Brighten Godfrey wrote:
>
> Hi,
>
> I'm pretty new to mySQL so please excuse me if this is something I should
> know, but I've looked in the documentation and haven't seen any way to do
> this; joining tables doesn't seem to do quite what I want it to. Here's
> what I want to do:
>
> I need to have multiple people editing a database, each with their own
> accounts, each editing their own part of the database. So each user
> could add rows to a table and delete only their own rows. I thought that
> the best way to do this would be to have one table per user, all with the
> same columns:
>
> Jane's table:
>
> House color Square footage Address
> ---------------------------------------------------
> Red 2400 123 Watson St.
> Blue 3356 453 Mill St.
> Green 1000 1940 Lake Ave.
>
> Bruce's table:
>
> House color Square footage Address
> ---------------------------------------------------
> Red 1300 723 Woodside Ave.
> White 1900 9000 Prairie Rd.
> Red 2150 728 Woodside Ave.
>
> So only Jane can add and delete rows from Jane's table, and only Bruce can
> add and delete from Bruce's table. Now, the snag comes here: I want to be
> able to search across all the tables, so, that, for example, I could find
> all the red houses of >= 2000 sq. ft., ordered by square footage, and it
> would return this:
>
> House color Square footage Address
> ---------------------------------------------------
> Red 2150 728 Woodside Ave.
> Red 2400 123 Watson St.
>
> Is there any way I can search across multiple tables like this?
> Preferably I would be able to search across multiple tables without
> specifying each individual table name, e.g. selecting from all tables
> whose name starts with "House_".
>
> Alternately, could I store all the info in one table, and somehow restrict
> access based on rows?
>
> Thanks,
> Brighten Godfrey
Hi Brighten
MySQL doesn't provide row based priviledges.
You only can restrict the access priviledges on the client side.
The problem with this is, that a person, not using your client, can break your security
(perhaps this isn't a problem in your case).
What you search for is called UNION.
But MySQL doesn't provide this command (yet).
So you have to either use multiple SELECTs and sort on the client side, or you have to use
a temporary table to store partial results.
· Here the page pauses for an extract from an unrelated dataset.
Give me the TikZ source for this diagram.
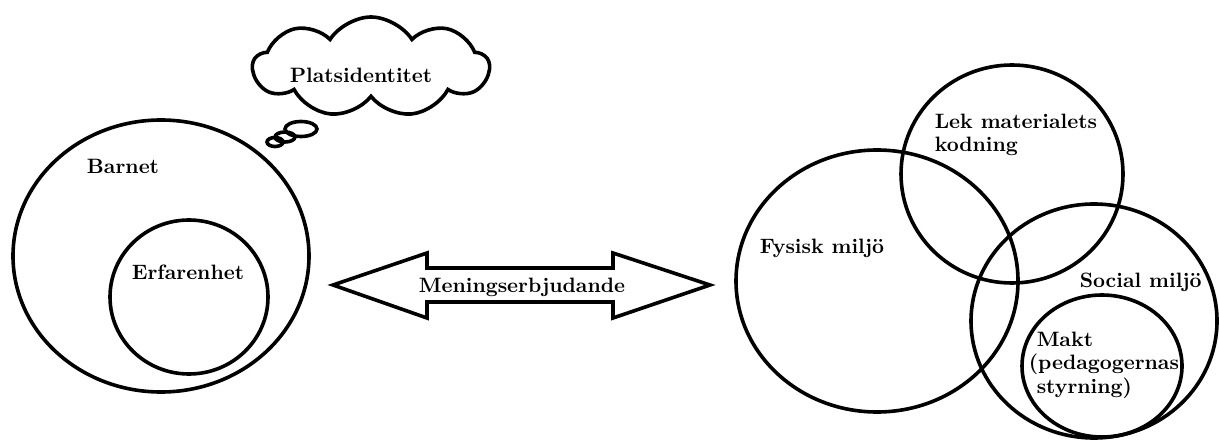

You also could make one table with all info in it for searching, and several identical
tables for editing.
But then you have to handle the updates from the editable tables to the searchable one
internally.
In SQL it is forbidden to use wildcards in database-, table- and/or column names.
So you always have to give the full name, not only to MySQL.
Tschau
Christian
PS: Sorry for the late answer, I was on vacation.